‘Over It’, Summer Walker’s first album, is one of the best R&B albums of the 2010s, if not of all time. Soulful, intimate, and beautifully produced, ‘Over It’ left a massive mark on me, and I still stream it regularly. Commercially, ‘Over It’ was a massive success, accumulating 154 million U.S. streams upon debut, the largest figure ever for a female R&B artist’s album. Summer Walker definitely had a big legacy to live up to with her second album ‘Still Over It’, and Daria explores whether ‘Still Over It’ lived up to its expectations.
Summer Walker announced her sophomore album, ‘Still Over It’ on October 4th. In the build-up to the release, the album had some very clever PR, including Summer placing the album in a glass display across numerous cities in the US and encouraging fans to smash the glass to get a listen. On October 22nd, a fan smashed the glass and guaranteed themselves a first listen.
Upon initially hearing Ex For A Reason, the lead single for Summer’s sophomore album, I was disappointed. The song did not feel like a Summer Walker song at all. It neither had the depth of tracks such as CPR or Anna Mae or the masterful production of songs such as Come Thru or Like It. The excessive autotune (which was too extreme compared to the autotune in Over It, which was reasonable and enhanced Summer’s natural voice) felt almost satirical of her style. I was thrown aback by how up-tempo the song was, which was not what I expected from Summer.
The summer-y vibe of the song was not what I was expecting to indulge in during the cold autumnal nights. However, upon more listening, the Ex For A Reason grew on me. Summer Walker has never released such a high tempo song, and I grew to enjoy the new, high tempo, experimental vibe of Ex For A Reason.
Toxic, according to Summer’s Instagram stories, was the song she intended to be the lead single. And I believe that it would have been a better lead single, as it perfectly summarises what the album is about; her toxic relationship with London on Da Track, who she described as a ‘’ghetto baby daddy from hell’’.

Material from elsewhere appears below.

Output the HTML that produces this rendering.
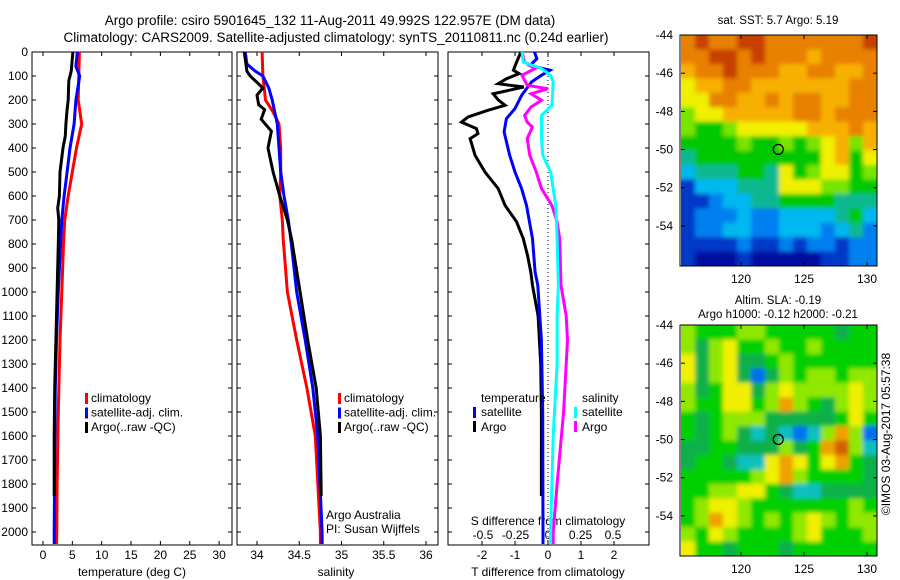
<!DOCTYPE html>
<html><head><meta charset="utf-8">
<style>
html,body{margin:0;padding:0;background:#fff;}
svg{display:block;font-family:"Liberation Sans",Arial,sans-serif;}
</style></head>
<body>
<svg id="fig" width="900" height="580" viewBox="0 0 900 580" xmlns="http://www.w3.org/2000/svg">
<defs>
<filter id="soft" x="-5%" y="-5%" width="110%" height="110%"><feGaussianBlur stdDeviation="2.2"/></filter>
<clipPath id="clipTop"><rect x="681" y="35" width="196" height="231"/></clipPath>
<clipPath id="clipBot"><rect x="681" y="325" width="196" height="231"/></clipPath>
</defs>
<text x="330" y="25" font-size="13.5" text-anchor="middle">Argo profile: csiro 5901645_132 11-Aug-2011 49.992S 122.957E (DM data)</text>
<text x="336" y="42" font-size="13.5" text-anchor="middle">Climatology: CARS2009. Satellite-adjusted climatology: synTS_20110811.nc (0.24d earlier)</text>
<g id="g"></g>
</svg>
<script>
// ---- data ----
const depthTicks=[0,100,200,300,400,500,600,700,800,900,1000,1100,1200,1300,1400,1500,1600,1700,1800,1900,2000];
const tempTicks=[0,5,10,15,20,25,30];
const salTicks=[34,34.5,35,35.5,36];
const dTTicks=[-2,-1,0,1,2];
const dSTicks=[-0.5,-0.25,0,0.25,0.5];
const dSTickLabels=["-0.5","-0.25","0","0.25","0.5"];

const climTdepth=[0,100,200,300,400,500,600,700,800,1000,1200,1500,1800,2000,2050];
const climT=[6.2,6.1,6.0,6.6,5.7,5.0,4.3,3.7,3.5,3.2,2.9,2.6,2.4,2.35,2.3];
const satTdepth=[0,60,100,200,300,400,500,600,700,800,1000,1200,1400,1700,2000,2050];
const satT=[5.85,5.6,6.25,5.6,5.3,4.6,4.1,3.6,3.2,3.0,2.6,2.3,2.1,2.0,1.9,1.9];
const argoTdepth=[0,80,100,120,200,240,300,350,400,500,600,650,700,800,1000,1200,1400,1600,1850];
const argoT=[5.1,4.8,4.6,4.4,4.3,4.1,3.9,3.8,3.4,2.9,2.8,2.5,2.7,2.6,2.4,2.2,2.0,1.9,1.9];

const climSdepth=[0,100,200,250,300,400,500,600,700,780,1000,1200,1400,1600,2000,2050];
const climS=[34.06,34.07,34.1,34.19,34.26,34.28,34.28,34.27,34.3,34.31,34.36,34.47,34.59,34.69,34.75,34.75];
const satSdepth=[0,50,80,100,150,200,300,400,500,600,700,780,1000,1200,1400,1600,2000,2050];
const satS=[33.86,33.88,33.98,34.07,34.14,34.18,34.24,34.26,34.28,34.32,34.37,34.4,34.47,34.57,34.66,34.72,34.77,34.77];
const argoSdepth=[0,80,100,150,180,220,240,280,330,400,500,600,700,780,1000,1200,1400,1600,1850];
const argoS=[33.85,33.88,33.92,34.07,34.0,34.02,34.09,34.05,34.17,34.13,34.19,34.27,34.36,34.41,34.51,34.6,34.7,34.75,34.76];

const dTargoDepth=[0,42,76,90,111,132,146,174,201,222,243,271,292,319,340,361,431,500,569,639,708,778,847,917,972,1100,1300,1500,1700,1850];
const dTargo=[-0.82,-0.95,-1.05,-0.88,-1.25,-1.51,-0.73,-1.66,-1.5,-1.3,-1.82,-2.42,-2.62,-2.17,-2.12,-2.36,-2.21,-1.91,-1.51,-1.3,-0.95,-0.75,-0.62,-0.52,-0.47,-0.3,-0.22,-0.2,-0.2,-0.2];
const dTsatDepth=[0,28,56,76,97,125,181,236,278,333,431,500,569,639,778,917,972,1200,1500,2000,2050];
const dTsat=[-0.41,-0.34,-0.54,0.06,-0.2,-0.5,-0.8,-1.0,-1.26,-1.33,-1.16,-1.0,-0.8,-0.65,-0.47,-0.39,-0.31,-0.2,-0.16,-0.15,-0.15];
const dSargoDepth=[0,42,69,97,139,153,174,201,229,264,292,313,361,431,500,569,639,708,778,972,1100,1200,1500,1800,2000,2050];
const dSargo=[-0.2,-0.18,-0.1,-0.2,-0.16,0.0,-0.13,-0.05,-0.13,-0.18,-0.16,-0.12,-0.16,-0.14,-0.09,-0.05,0.03,0.07,0.09,0.1,0.14,0.15,0.12,0.07,0.04,0.04];
const dSsatDepth=[0,42,69,97,125,222,264,361,431,500,639,778,972,1100,1300,1600,2000,2050];
const dSsat=[-0.2,-0.19,-0.05,0.02,0.04,0.03,-0.05,-0.05,-0.04,0.02,0.06,0.07,0.08,0.07,0.07,0.04,0.02,0.02];

// map grids (colour index 0..10)
const sstGrid=[
[9,10,9,9,10,10,9,9,9,9,9,9,9,10],
[9,9,10,10,9,10,9,9,9,8,9,9,9,9],
[8,9,9,10,9,9,9,8,8,9,9,8,8,9],
[7,8,8,9,9,8,8,8,8,8,8,8,9,9],
[7,7,9,9,8,8,9,8,9,9,8,8,9,9],
[6,7,7,8,8,8,8,8,9,9,8,9,9,9],
[6,5,5,6,7,7,7,7,7,8,8,8,9,8],
[5,5,5,5,6,5,5,6,5,6,7,8,6,8],
[4,5,5,5,5,5,5,5,5,5,7,8,5,7],
[3,4,4,4,5,5,4,7,5,6,7,7,5,6],
[1,3,3,3,4,4,4,7,7,7,6,6,5,5],
[1,1,2,3,3,4,4,5,5,5,5,4,4,4],
[1,2,2,2,3,2,2,3,3,3,3,4,5,3],
[1,2,2,3,3,2,2,3,3,3,2,3,4,2],
[1,1,1,1,2,1,1,2,1,2,2,1,2,2],
[1,0,0,0,1,0,0,0,0,0,1,1,2,2]];
const slaGrid=[
[6,5,5,5,6,6,5,5,5,5,5,4,5,5],
[6,4,6,7,5,5,6,5,5,6,5,5,5,5],
[7,4,6,7,4,4,5,6,5,5,5,5,5,5],
[7,4,6,7,4,2,4,6,5,6,6,5,6,6],
[6,4,5,7,7,4,6,7,6,6,6,6,7,6],
[6,5,5,7,7,5,6,8,6,5,4,6,7,6],
[5,4,5,6,6,6,4,4,4,4,4,5,7,5],
[5,4,5,6,4,3,4,3,2,3,6,8,6,2],
[4,4,5,5,4,4,4,6,4,5,8,9,6,3],
[4,5,5,4,3,3,7,8,7,5,7,8,5,4],
[5,5,5,5,5,6,7,8,6,5,5,5,5,4],
[5,5,6,6,7,7,5,4,3,3,4,4,4,4],
[5,6,7,7,6,5,5,5,5,5,5,5,6,5],
[5,6,8,7,6,5,6,5,6,7,6,5,6,6],
[6,5,7,6,5,5,5,5,6,7,5,5,5,6],
[7,5,5,4,5,5,5,4,5,5,5,5,5,5]];
const latTicks=[-44,-46,-48,-50,-52,-54];
const lonTicks=[120,125,130];
const argoLon=[122.957], argoLat=[-49.992];

// ---- drawing ----
const NS="http://www.w3.org/2000/svg";
const G=document.getElementById('g');
function el(tag,attrs,parent){const e=document.createElementNS(NS,tag);for(const k in attrs)e.setAttribute(k,attrs[k]);(parent||G).appendChild(e);return e;}
function txt(x,y,s,size,anchor,parent){const t=el('text',{x:x,y:y,'font-size':size||12,'text-anchor':anchor||'start'},parent);t.textContent=s;return t;}

const TOP=52, BOT=545;
const yD=d=>TOP+d*0.24;
const xT=t=>43+t*5.87;
const xS=s=>257+(s-34)*84.5;
const xdT=t=>548+t*33;
const xdS=s=>548+s*130;

function panel(name,x0,x1){
  const g=el('g',{});
  
  
  const r=el('rect',{x:x0,y:TOP,width:x1-x0,height:BOT-TOP,fill:'none',stroke:'#000','stroke-width':1},g);
  
  
  depthTicks.forEach(d=>{
    el('line',{x1:x0,x2:x0+4,y1:yD(d),y2:yD(d),stroke:'#000'},g);
    el('line',{x1:x1-4,x2:x1,y1:yD(d),y2:yD(d),stroke:'#000'},g);
  });
  return g;
}
function line(g,xs,ds,fx,color,name){
  const pts=xs.map((v,i)=>fx(v).toFixed(1)+','+yD(ds[i]).toFixed(1)).join(' ');
  const p=el('polyline',{points:pts,fill:'none',stroke:color,'stroke-width':3,'stroke-linejoin':'miter'},g);
  
  
}
const yl=el('g',{});


depthTicks.forEach(d=>txt(28,yD(d)+4,String(d),12,'end',yl));

// panel 1
const p1=panel('temperature-panel',32,232);
tempTicks.forEach(t=>{el('line',{x1:xT(t),x2:xT(t),y1:TOP,y2:TOP+4,stroke:'#000'},p1);el('line',{x1:xT(t),x2:xT(t),y1:BOT-4,y2:BOT,stroke:'#000'},p1);txt(xT(t),559,String(t),12,'middle',p1);});
txt(132,576,'temperature (deg C)',12,'middle',p1);
line(p1,climT,climTdepth,xT,'#ff0000','temp-climatology-line');
line(p1,satT,satTdepth,xT,'#0000ff','temp-satellite-line');
line(p1,argoT,argoTdepth,xT,'#000000','temp-argo-line');
function legend3(g,x,y){
  [['#ff0000','climatology'],['#0000ff','satellite-adj. clim.'],['#000','Argo(..raw -QC)']].forEach((e,i)=>{
    el('rect',{x:x,y:y+i*14.5-9,width:3,height:11,fill:e[0]},g);
    txt(x+6,y+i*14.5,e[1],12,'start',g);
  });
}
legend3(p1,85,402);

// panel 2
const p2=panel('salinity-panel',237,438);
salTicks.forEach(s=>{el('line',{x1:xS(s),x2:xS(s),y1:TOP,y2:TOP+4,stroke:'#000'},p2);el('line',{x1:xS(s),x2:xS(s),y1:BOT-4,y2:BOT,stroke:'#000'},p2);txt(xS(s),559,String(s),12,'middle',p2);});
txt(336,576,'salinity',12,'middle',p2);
line(p2,climS,climSdepth,xS,'#ff0000','sal-climatology-line');
line(p2,satS,satSdepth,xS,'#0000ff','sal-satellite-line');
line(p2,argoS,argoSdepth,xS,'#000000','sal-argo-line');
legend3(p2,338,402);
txt(326,519,'Argo Australia',12,'start',p2);
txt(326,533,'PI: Susan Wijffels',12,'start',p2);

// panel 3
const p3=panel('difference-panel',448,649);
el('line',{x1:548,x2:548,y1:TOP,y2:BOT,stroke:'#000','stroke-dasharray':'1,3'},p3);
dTTicks.forEach(t=>{el('line',{x1:xdT(t),x2:xdT(t),y1:TOP,y2:TOP+4,stroke:'#000'},p3);el('line',{x1:xdT(t),x2:xdT(t),y1:BOT-4,y2:BOT,stroke:'#000'},p3);txt(xdT(t),559,String(t),12,'middle',p3);});
dSTicks.forEach((s,i)=>txt(xdS(s),539,dSTickLabels[i],12,'middle',p3));
txt(548,525,'S difference from climatology',12,'middle',p3);
txt(548,576,'T difference from climatology',12,'middle',p3);
line(p3,dTargo,dTargoDepth,xdT,'#000000','dT-argo-line');
line(p3,dTsat,dTsatDepth,xdT,'#0000ff','dT-satellite-line');
line(p3,dSargo,dSargoDepth,xdS,'#ff00ff','dS-argo-line');
line(p3,dSsat,dSsatDepth,xdS,'#00ffff','dS-satellite-line');
txt(481,402,'temperature',12,'start',p3);
el('rect',{x:473,y:407,width:3,height:11,fill:'#0000ff'},p3);txt(481,416,'satellite',12,'start',p3);
el('rect',{x:473,y:421,width:3,height:11,fill:'#000'},p3);txt(481,431,'Argo',12,'start',p3);
txt(582,402,'salinity',12,'start',p3);
el('rect',{x:574,y:407,width:3,height:11,fill:'#00ffff'},p3);txt(582,416,'satellite',12,'start',p3);
el('rect',{x:574,y:421,width:3,height:11,fill:'#ff00ff'},p3);txt(582,431,'Argo',12,'start',p3);

// maps
const palSST=['#0010a0','#0038c8','#0080f0','#00b8f0','#10b890','#00c800','#78e400','#f0f000','#f8b000','#e88000','#c84000'];
const palSLA=['#0010a0','#0038c8','#0070f0','#10c0c0','#10b048','#00d000','#90e800','#f0f000','#f0a000','#d06000','#c04000'];
function map(name,grid,y0,y1,pal,clip){
  const x0=681,x1=877;
  const g=el('g',{});
  
  
  const cg=el('g',{'clip-path':'url(#'+clip+')'},g);
  const cells=el('g',{filter:'url(#soft)'},cg);
  const rows=grid.length, cols=grid[0].length, cw=(x1-x0)/cols, rh=(y1-y0)/rows;
  grid.forEach((row,r)=>row.forEach((v,c)=>{
    const cell=el('rect',{x:(x0+c*cw-(c==0?4:0)).toFixed(2),y:(y0+r*rh-(r==0?4:0)).toFixed(2),width:(cw+0.6+(c==0||c==cols-1?4:0)).toFixed(2),height:(rh+0.6+(r==0||r==rows-1?4:0)).toFixed(2),fill:pal[v]},cells);
    
    
  }));
  el('rect',{x:x0-1,y:y0,width:x1-x0+1,height:y1-y0,fill:'none',stroke:'#000'},g);
  const lonX=l=>741+(l-120)*12.6;
  const latY=l=>y0+(-44-l)*((y1-y0)/12.1);
  lonTicks.forEach(l=>{el('line',{x1:lonX(l),x2:lonX(l),y1:y0,y2:y0+4,stroke:'#000'},g);el('line',{x1:lonX(l),x2:lonX(l),y1:y1-4,y2:y1,stroke:'#000'},g);txt(lonX(l),y1+17,String(l),12,'middle',g);});
  latTicks.forEach(l=>{el('line',{x1:x0,x2:x0+4,y1:latY(l),y2:latY(l),stroke:'#000'},g);el('line',{x1:x1-4,x2:x1,y1:latY(l),y2:latY(l),stroke:'#000'},g);txt(673,latY(l)+4,String(l),12,'end',g);});
  const m=el('circle',{cx:lonX(argoLon[0]),cy:latY(argoLat[0]),r:5,fill:'none',stroke:'#000','stroke-width':1.2},g);
  
  
  return g;
}
const m1=map('sst-map',sstGrid,35,266,palSST,'clipTop');
txt(778,24,'sat. SST: 5.7 Argo: 5.19',11.5,'middle',m1);
const m2=map('sla-map',slaGrid,325,556,palSLA,'clipBot');
txt(778,304,'Altim. SLA: -0.19',11.5,'middle',m2);
txt(778,318,'Argo h1000: -0.12 h2000: -0.21',11.5,'middle',m2);
const cr=txt(0,0,'\u00a9IMOS 03-Aug-2017 05:57:38',12,'middle');
cr.setAttribute('transform','translate(890,434) rotate(-90)');


</script>
</body></html>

The real highlight of the album for me was the features, which were perfectly selected. The album’s lead track, Bitter, ends with narration by Cardi B, who encourages Summer to ‘’say why you, you know, decided to be with your [man]/ Even though you have problems, put that drama in your music,’’ while reminding her to proceed with grace – ‘’If you are pregnant and everything, say it in a beautiful way in your music.’’ The introductory track sets the tone and theme of the album, as Summer alludes to being harassed over her relationship with London.
Her smooth, silky vocals and expert production make the album a perfect antidote for a listener who needs to get into their feelings
In No Love, SZA’s voice beautifully compliments Summer’s, as they both bond over their unsuccessful romantic pursuits. Unloyal is a perfect mix of Ari Lennox’s and Summer’s styles with gorgeous instrumentals that truly highlight their voices; it is no surprise that this is one of Summer’s favourite songs on the album. Dat Right There with Pharrell Williams is fun, upbeat, and high tempo, demonstrating Summer Walker’s versatility, which was not fully exhibited in her first album. Screwin is the longest song on the album, at five and a half minutes, and is reflective, slow, and sensual.

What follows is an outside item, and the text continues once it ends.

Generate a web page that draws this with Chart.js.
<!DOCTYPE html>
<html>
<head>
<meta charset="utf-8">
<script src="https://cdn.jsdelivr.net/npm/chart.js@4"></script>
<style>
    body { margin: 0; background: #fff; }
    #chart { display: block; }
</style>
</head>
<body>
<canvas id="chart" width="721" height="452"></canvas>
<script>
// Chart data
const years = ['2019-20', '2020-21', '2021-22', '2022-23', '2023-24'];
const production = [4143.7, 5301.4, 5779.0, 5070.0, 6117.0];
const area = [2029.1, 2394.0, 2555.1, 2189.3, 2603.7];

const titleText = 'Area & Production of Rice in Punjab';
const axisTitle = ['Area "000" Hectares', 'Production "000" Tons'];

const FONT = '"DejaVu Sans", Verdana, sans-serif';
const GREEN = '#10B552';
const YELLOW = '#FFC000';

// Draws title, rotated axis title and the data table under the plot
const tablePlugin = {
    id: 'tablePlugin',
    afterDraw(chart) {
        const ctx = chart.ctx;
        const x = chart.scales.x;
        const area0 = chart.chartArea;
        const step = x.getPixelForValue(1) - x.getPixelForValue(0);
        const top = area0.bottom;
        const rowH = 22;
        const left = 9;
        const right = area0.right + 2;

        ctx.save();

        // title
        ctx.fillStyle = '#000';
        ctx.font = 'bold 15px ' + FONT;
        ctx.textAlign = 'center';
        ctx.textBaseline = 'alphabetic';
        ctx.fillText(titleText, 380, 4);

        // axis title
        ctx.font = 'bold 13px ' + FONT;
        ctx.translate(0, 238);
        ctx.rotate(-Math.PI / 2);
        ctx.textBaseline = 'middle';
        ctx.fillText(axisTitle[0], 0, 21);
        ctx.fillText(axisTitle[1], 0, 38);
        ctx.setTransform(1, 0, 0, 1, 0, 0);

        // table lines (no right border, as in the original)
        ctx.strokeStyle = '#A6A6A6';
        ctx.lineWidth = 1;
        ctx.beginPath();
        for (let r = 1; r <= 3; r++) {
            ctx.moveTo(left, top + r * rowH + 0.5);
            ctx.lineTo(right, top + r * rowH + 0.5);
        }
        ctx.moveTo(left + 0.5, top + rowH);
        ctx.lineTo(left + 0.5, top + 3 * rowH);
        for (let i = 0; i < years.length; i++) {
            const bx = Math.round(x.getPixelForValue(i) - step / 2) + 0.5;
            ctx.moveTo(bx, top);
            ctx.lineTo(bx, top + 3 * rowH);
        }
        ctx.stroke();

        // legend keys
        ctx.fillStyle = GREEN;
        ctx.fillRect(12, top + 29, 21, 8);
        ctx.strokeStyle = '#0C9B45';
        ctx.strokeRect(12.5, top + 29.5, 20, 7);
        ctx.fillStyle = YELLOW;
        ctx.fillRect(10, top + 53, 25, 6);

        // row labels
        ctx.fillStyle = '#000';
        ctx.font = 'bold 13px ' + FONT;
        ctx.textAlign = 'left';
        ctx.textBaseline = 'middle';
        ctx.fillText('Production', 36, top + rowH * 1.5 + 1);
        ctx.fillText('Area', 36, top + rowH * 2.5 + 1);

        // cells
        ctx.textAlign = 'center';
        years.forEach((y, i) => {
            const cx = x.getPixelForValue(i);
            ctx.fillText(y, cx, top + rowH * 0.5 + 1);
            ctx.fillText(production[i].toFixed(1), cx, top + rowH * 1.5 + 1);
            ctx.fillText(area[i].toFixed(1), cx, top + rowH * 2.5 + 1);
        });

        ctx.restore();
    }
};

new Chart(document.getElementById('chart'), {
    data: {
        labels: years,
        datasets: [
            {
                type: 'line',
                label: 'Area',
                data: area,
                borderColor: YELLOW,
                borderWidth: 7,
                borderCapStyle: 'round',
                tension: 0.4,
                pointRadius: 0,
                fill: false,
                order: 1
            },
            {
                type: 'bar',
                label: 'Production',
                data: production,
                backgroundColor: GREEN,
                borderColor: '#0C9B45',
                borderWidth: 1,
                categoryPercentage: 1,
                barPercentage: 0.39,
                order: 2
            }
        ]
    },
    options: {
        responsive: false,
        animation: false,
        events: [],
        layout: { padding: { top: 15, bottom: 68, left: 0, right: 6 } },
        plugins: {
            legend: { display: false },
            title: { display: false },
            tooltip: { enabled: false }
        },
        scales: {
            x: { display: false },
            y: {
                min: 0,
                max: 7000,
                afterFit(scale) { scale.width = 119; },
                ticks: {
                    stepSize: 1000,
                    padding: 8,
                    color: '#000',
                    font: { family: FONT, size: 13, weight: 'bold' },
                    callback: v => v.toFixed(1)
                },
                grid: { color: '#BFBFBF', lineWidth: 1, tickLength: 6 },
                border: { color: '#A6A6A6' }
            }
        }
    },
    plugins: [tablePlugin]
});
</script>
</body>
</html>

But Summer doesn’t disappoint on her own. Broken Promises, Insane, and Circus showcase her beautiful vocals, clever lyricism, and personality, which made her the star she is now. Her smooth, silky vocals and expert production make the album a perfect antidote for a listener who needs to get into their feelings.
The album ends with Ciara narrating Ciara’s Player, as the album ends on a hopeful note. ‘’Jesus, I need you. I don’t fully understand everything right now, but I know you have great plans for me. I’m hurting, but there’s purpose in my pain.’’
Overall, ‘Still Over It’ is an improvement upon ‘Over It’, while retaining the elements that made ‘Over It’ so magical and heartfelt. Most notably, the majority of songs on ‘Still Over It’ are over 3 minutes long, allowing emotional songs such as Broken Promises to feel fully fleshed out. The collaborations, once again, are perfect for their retrospective tracks. Summer Walker proves with this powerful album, once again, that she is an R&B powerhouse.